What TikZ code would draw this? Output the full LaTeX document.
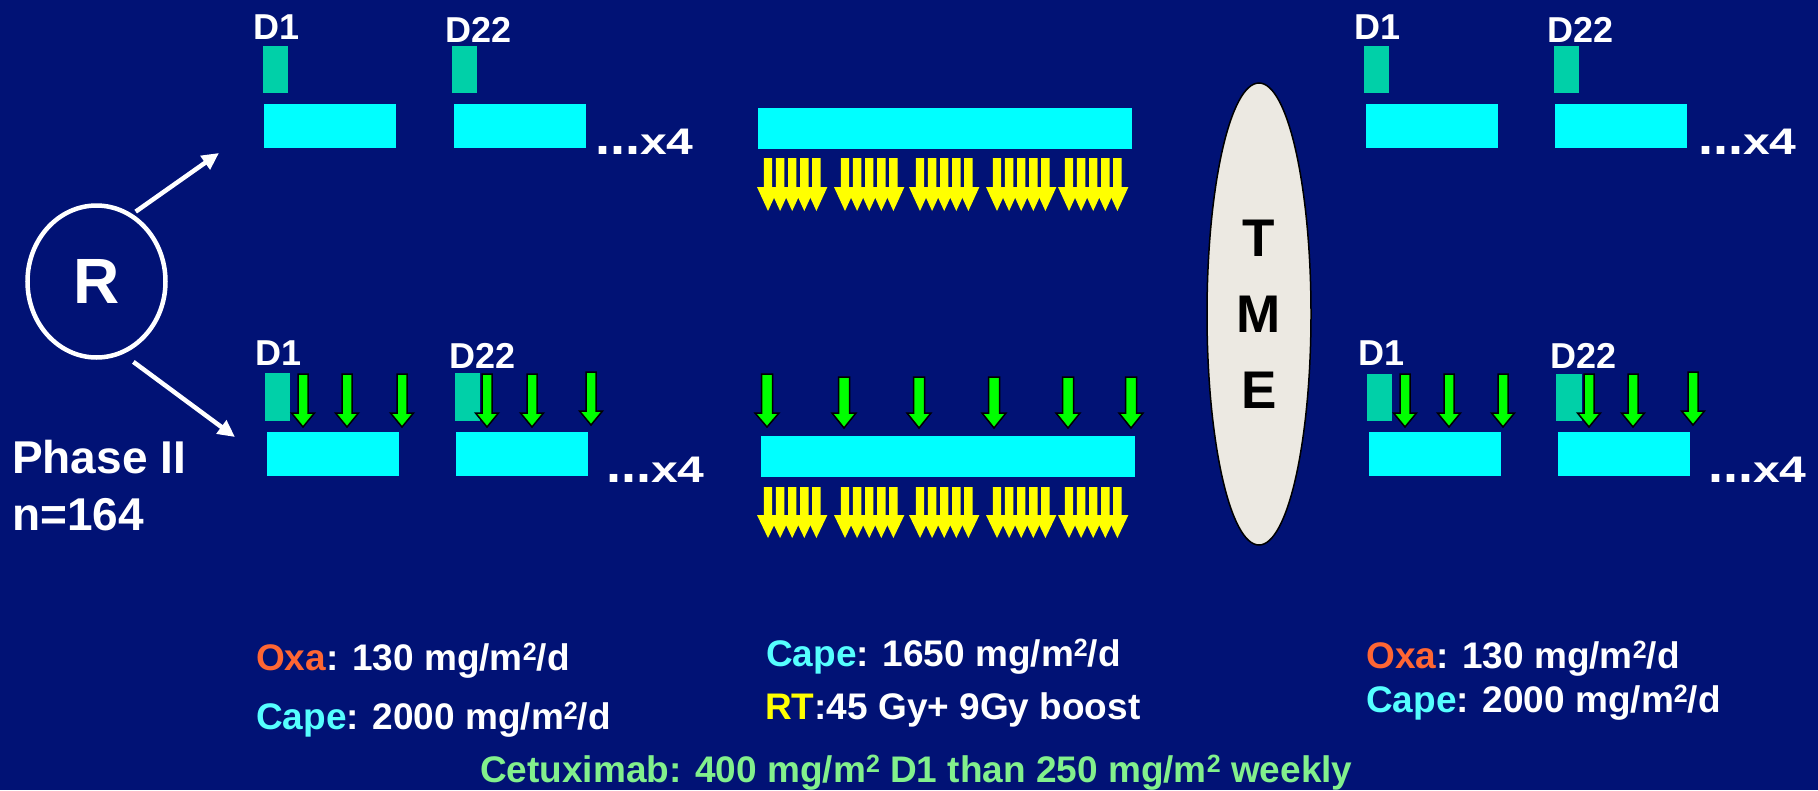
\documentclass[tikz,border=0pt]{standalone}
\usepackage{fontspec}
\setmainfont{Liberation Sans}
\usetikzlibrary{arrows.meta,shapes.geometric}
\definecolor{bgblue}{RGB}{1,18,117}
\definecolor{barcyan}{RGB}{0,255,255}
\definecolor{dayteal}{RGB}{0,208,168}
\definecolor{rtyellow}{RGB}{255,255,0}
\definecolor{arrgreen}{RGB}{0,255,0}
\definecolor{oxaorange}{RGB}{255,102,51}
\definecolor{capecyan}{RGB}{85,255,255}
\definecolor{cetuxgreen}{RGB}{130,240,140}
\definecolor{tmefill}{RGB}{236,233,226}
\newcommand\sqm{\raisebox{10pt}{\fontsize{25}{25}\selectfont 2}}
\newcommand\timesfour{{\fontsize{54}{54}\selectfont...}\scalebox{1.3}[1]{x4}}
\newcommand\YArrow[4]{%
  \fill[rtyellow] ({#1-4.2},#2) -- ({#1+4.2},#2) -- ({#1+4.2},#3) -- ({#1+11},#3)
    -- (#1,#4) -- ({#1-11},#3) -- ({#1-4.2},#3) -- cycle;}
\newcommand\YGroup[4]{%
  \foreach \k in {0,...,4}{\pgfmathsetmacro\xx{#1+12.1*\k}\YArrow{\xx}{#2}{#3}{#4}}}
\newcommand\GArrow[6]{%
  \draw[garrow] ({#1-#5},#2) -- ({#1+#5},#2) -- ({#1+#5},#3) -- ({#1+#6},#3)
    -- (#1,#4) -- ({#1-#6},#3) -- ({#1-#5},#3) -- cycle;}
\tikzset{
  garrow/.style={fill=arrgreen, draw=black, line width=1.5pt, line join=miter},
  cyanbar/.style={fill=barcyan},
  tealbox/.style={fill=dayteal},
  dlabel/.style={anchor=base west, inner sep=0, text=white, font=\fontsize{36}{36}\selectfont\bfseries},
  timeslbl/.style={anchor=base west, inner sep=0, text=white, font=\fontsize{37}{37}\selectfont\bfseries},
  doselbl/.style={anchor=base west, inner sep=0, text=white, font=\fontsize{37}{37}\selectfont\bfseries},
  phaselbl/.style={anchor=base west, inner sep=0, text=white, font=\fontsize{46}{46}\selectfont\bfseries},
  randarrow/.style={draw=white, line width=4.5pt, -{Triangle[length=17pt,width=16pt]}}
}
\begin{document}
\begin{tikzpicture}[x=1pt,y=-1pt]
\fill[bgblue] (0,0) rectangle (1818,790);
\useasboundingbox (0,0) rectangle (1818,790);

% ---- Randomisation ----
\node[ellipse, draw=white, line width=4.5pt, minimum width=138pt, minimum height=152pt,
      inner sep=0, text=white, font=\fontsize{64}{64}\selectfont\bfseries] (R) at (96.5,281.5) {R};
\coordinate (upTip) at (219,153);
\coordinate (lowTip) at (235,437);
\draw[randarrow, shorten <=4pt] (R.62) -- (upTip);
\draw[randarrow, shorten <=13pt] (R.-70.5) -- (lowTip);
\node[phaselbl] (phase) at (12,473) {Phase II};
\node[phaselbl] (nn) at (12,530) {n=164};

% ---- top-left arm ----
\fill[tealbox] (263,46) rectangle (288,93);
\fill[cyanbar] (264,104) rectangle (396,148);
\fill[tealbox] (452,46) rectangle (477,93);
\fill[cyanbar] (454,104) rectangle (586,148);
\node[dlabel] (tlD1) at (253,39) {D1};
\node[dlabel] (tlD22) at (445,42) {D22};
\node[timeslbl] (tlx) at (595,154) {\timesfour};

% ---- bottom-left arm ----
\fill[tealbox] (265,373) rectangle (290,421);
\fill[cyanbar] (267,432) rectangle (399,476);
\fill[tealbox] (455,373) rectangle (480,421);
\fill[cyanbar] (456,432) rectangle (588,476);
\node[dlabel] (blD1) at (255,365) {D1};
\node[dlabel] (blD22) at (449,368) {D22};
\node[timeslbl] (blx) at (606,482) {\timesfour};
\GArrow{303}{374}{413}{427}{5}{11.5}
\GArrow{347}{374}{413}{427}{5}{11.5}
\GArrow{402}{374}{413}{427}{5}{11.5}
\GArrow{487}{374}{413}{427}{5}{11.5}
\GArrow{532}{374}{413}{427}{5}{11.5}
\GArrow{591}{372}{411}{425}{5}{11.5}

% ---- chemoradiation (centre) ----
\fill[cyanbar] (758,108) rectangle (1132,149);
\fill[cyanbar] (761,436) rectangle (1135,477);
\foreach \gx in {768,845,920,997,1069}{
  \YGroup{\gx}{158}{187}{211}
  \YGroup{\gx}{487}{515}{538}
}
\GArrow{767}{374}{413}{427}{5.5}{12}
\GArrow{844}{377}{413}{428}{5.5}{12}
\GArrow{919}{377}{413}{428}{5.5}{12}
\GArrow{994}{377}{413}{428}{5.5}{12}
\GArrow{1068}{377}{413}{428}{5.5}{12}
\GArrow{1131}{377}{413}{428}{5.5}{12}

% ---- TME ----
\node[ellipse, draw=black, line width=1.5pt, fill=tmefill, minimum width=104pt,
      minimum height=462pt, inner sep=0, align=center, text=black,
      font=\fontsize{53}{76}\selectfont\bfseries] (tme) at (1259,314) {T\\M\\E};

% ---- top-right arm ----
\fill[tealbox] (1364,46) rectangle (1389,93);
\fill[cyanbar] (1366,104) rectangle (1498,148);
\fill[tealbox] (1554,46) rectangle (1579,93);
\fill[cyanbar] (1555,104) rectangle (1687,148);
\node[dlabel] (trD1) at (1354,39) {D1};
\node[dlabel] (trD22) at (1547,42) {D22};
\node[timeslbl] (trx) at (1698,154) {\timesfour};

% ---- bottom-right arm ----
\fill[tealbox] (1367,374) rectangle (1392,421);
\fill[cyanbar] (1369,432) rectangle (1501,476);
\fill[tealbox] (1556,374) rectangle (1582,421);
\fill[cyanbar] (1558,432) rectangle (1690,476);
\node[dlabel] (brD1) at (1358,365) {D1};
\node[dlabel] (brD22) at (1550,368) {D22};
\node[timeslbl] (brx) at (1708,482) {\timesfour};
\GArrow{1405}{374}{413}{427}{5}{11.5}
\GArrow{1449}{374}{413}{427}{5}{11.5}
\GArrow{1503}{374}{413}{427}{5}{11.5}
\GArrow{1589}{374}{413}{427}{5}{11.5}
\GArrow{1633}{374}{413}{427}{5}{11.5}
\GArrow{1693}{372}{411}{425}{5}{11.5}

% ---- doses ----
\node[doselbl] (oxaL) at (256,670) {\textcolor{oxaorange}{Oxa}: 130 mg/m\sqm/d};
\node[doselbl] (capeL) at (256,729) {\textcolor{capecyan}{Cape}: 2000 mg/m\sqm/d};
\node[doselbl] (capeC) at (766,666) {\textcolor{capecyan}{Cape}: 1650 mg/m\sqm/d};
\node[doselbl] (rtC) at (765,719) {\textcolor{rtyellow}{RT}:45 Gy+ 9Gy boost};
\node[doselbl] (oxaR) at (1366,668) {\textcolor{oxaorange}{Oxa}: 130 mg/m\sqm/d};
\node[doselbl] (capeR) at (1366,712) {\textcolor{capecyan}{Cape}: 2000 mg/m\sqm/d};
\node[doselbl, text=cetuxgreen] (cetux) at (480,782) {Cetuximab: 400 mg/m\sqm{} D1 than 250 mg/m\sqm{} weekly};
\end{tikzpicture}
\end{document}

################

• [Exercise task]: Set down the complete material exactly, but do not include the images.

• [The output]:
What TikZ code would draw this? Output the full LaTeX document.
\documentclass[tikz,border=0pt]{standalone}
\usepackage{fontspec}
\setmainfont{Liberation Sans}
\usetikzlibrary{arrows.meta,shapes.geometric}
\definecolor{bgblue}{RGB}{1,18,117}
\definecolor{barcyan}{RGB}{0,255,255}
\definecolor{dayteal}{RGB}{0,208,168}
\definecolor{rtyellow}{RGB}{255,255,0}
\definecolor{arrgreen}{RGB}{0,255,0}
\definecolor{oxaorange}{RGB}{255,102,51}
\definecolor{capecyan}{RGB}{85,255,255}
\definecolor{cetuxgreen}{RGB}{130,240,140}
\definecolor{tmefill}{RGB}{236,233,226}
\newcommand\sqm{\raisebox{10pt}{\fontsize{25}{25}\selectfont 2}}
\newcommand\timesfour{{\fontsize{54}{54}\selectfont...}\scalebox{1.3}[1]{x4}}
\newcommand\YArrow[4]{%
  \fill[rtyellow] ({#1-4.2},#2) -- ({#1+4.2},#2) -- ({#1+4.2},#3) -- ({#1+11},#3)
    -- (#1,#4) -- ({#1-11},#3) -- ({#1-4.2},#3) -- cycle;}
\newcommand\YGroup[4]{%
  \foreach \k in {0,...,4}{\pgfmathsetmacro\xx{#1+12.1*\k}\YArrow{\xx}{#2}{#3}{#4}}}
\newcommand\GArrow[6]{%
  \draw[garrow] ({#1-#5},#2) -- ({#1+#5},#2) -- ({#1+#5},#3) -- ({#1+#6},#3)
    -- (#1,#4) -- ({#1-#6},#3) -- ({#1-#5},#3) -- cycle;}
\tikzset{
  garrow/.style={fill=arrgreen, draw=black, line width=1.5pt, line join=miter},
  cyanbar/.style={fill=barcyan},
  tealbox/.style={fill=dayteal},
  dlabel/.style={anchor=base west, inner sep=0, text=white, font=\fontsize{36}{36}\selectfont\bfseries},
  timeslbl/.style={anchor=base west, inner sep=0, text=white, font=\fontsize{37}{37}\selectfont\bfseries},
  doselbl/.style={anchor=base west, inner sep=0, text=white, font=\fontsize{37}{37}\selectfont\bfseries},
  phaselbl/.style={anchor=base west, inner sep=0, text=white, font=\fontsize{46}{46}\selectfont\bfseries},
  randarrow/.style={draw=white, line width=4.5pt, -{Triangle[length=17pt,width=16pt]}}
}
\begin{document}
\begin{tikzpicture}[x=1pt,y=-1pt]
\fill[bgblue] (0,0) rectangle (1818,790);
\useasboundingbox (0,0) rectangle (1818,790);

% ---- Randomisation ----
\node[ellipse, draw=white, line width=4.5pt, minimum width=138pt, minimum height=152pt,
      inner sep=0, text=white, font=\fontsize{64}{64}\selectfont\bfseries] (R) at (96.5,281.5) {R};
\coordinate (upTip) at (219,153);
\coordinate (lowTip) at (235,437);
\draw[randarrow, shorten <=4pt] (R.62) -- (upTip);
\draw[randarrow, shorten <=13pt] (R.-70.5) -- (lowTip);
\node[phaselbl] (phase) at (12,473) {Phase II};
\node[phaselbl] (nn) at (12,530) {n=164};

% ---- top-left arm ----
\fill[tealbox] (263,46) rectangle (288,93);
\fill[cyanbar] (264,104) rectangle (396,148);
\fill[tealbox] (452,46) rectangle (477,93);
\fill[cyanbar] (454,104) rectangle (586,148);
\node[dlabel] (tlD1) at (253,39) {D1};
\node[dlabel] (tlD22) at (445,42) {D22};
\node[timeslbl] (tlx) at (595,154) {\timesfour};

% ---- bottom-left arm ----
\fill[tealbox] (265,373) rectangle (290,421);
\fill[cyanbar] (267,432) rectangle (399,476);
\fill[tealbox] (455,373) rectangle (480,421);
\fill[cyanbar] (456,432) rectangle (588,476);
\node[dlabel] (blD1) at (255,365) {D1};
\node[dlabel] (blD22) at (449,368) {D22};
\node[timeslbl] (blx) at (606,482) {\timesfour};
\GArrow{303}{374}{413}{427}{5}{11.5}
\GArrow{347}{374}{413}{427}{5}{11.5}
\GArrow{402}{374}{413}{427}{5}{11.5}
\GArrow{487}{374}{413}{427}{5}{11.5}
\GArrow{532}{374}{413}{427}{5}{11.5}
\GArrow{591}{372}{411}{425}{5}{11.5}

% ---- chemoradiation (centre) ----
\fill[cyanbar] (758,108) rectangle (1132,149);
\fill[cyanbar] (761,436) rectangle (1135,477);
\foreach \gx in {768,845,920,997,1069}{
  \YGroup{\gx}{158}{187}{211}
  \YGroup{\gx}{487}{515}{538}
}
\GArrow{767}{374}{413}{427}{5.5}{12}
\GArrow{844}{377}{413}{428}{5.5}{12}
\GArrow{919}{377}{413}{428}{5.5}{12}
\GArrow{994}{377}{413}{428}{5.5}{12}
\GArrow{1068}{377}{413}{428}{5.5}{12}
\GArrow{1131}{377}{413}{428}{5.5}{12}

% ---- TME ----
\node[ellipse, draw=black, line width=1.5pt, fill=tmefill, minimum width=104pt,
      minimum height=462pt, inner sep=0, align=center, text=black,
      font=\fontsize{53}{76}\selectfont\bfseries] (tme) at (1259,314) {T\\M\\E};

% ---- top-right arm ----
\fill[tealbox] (1364,46) rectangle (1389,93);
\fill[cyanbar] (1366,104) rectangle (1498,148);
\fill[tealbox] (1554,46) rectangle (1579,93);
\fill[cyanbar] (1555,104) rectangle (1687,148);
\node[dlabel] (trD1) at (1354,39) {D1};
\node[dlabel] (trD22) at (1547,42) {D22};
\node[timeslbl] (trx) at (1698,154) {\timesfour};

% ---- bottom-right arm ----
\fill[tealbox] (1367,374) rectangle (1392,421);
\fill[cyanbar] (1369,432) rectangle (1501,476);
\fill[tealbox] (1556,374) rectangle (1582,421);
\fill[cyanbar] (1558,432) rectangle (1690,476);
\node[dlabel] (brD1) at (1358,365) {D1};
\node[dlabel] (brD22) at (1550,368) {D22};
\node[timeslbl] (brx) at (1708,482) {\timesfour};
\GArrow{1405}{374}{413}{427}{5}{11.5}
\GArrow{1449}{374}{413}{427}{5}{11.5}
\GArrow{1503}{374}{413}{427}{5}{11.5}
\GArrow{1589}{374}{413}{427}{5}{11.5}
\GArrow{1633}{374}{413}{427}{5}{11.5}
\GArrow{1693}{372}{411}{425}{5}{11.5}

% ---- doses ----
\node[doselbl] (oxaL) at (256,670) {\textcolor{oxaorange}{Oxa}: 130 mg/m\sqm/d};
\node[doselbl] (capeL) at (256,729) {\textcolor{capecyan}{Cape}: 2000 mg/m\sqm/d};
\node[doselbl] (capeC) at (766,666) {\textcolor{capecyan}{Cape}: 1650 mg/m\sqm/d};
\node[doselbl] (rtC) at (765,719) {\textcolor{rtyellow}{RT}:45 Gy+ 9Gy boost};
\node[doselbl] (oxaR) at (1366,668) {\textcolor{oxaorange}{Oxa}: 130 mg/m\sqm/d};
\node[doselbl] (capeR) at (1366,712) {\textcolor{capecyan}{Cape}: 2000 mg/m\sqm/d};
\node[doselbl, text=cetuxgreen] (cetux) at (480,782) {Cetuximab: 400 mg/m\sqm{} D1 than 250 mg/m\sqm{} weekly};
\end{tikzpicture}
\end{document}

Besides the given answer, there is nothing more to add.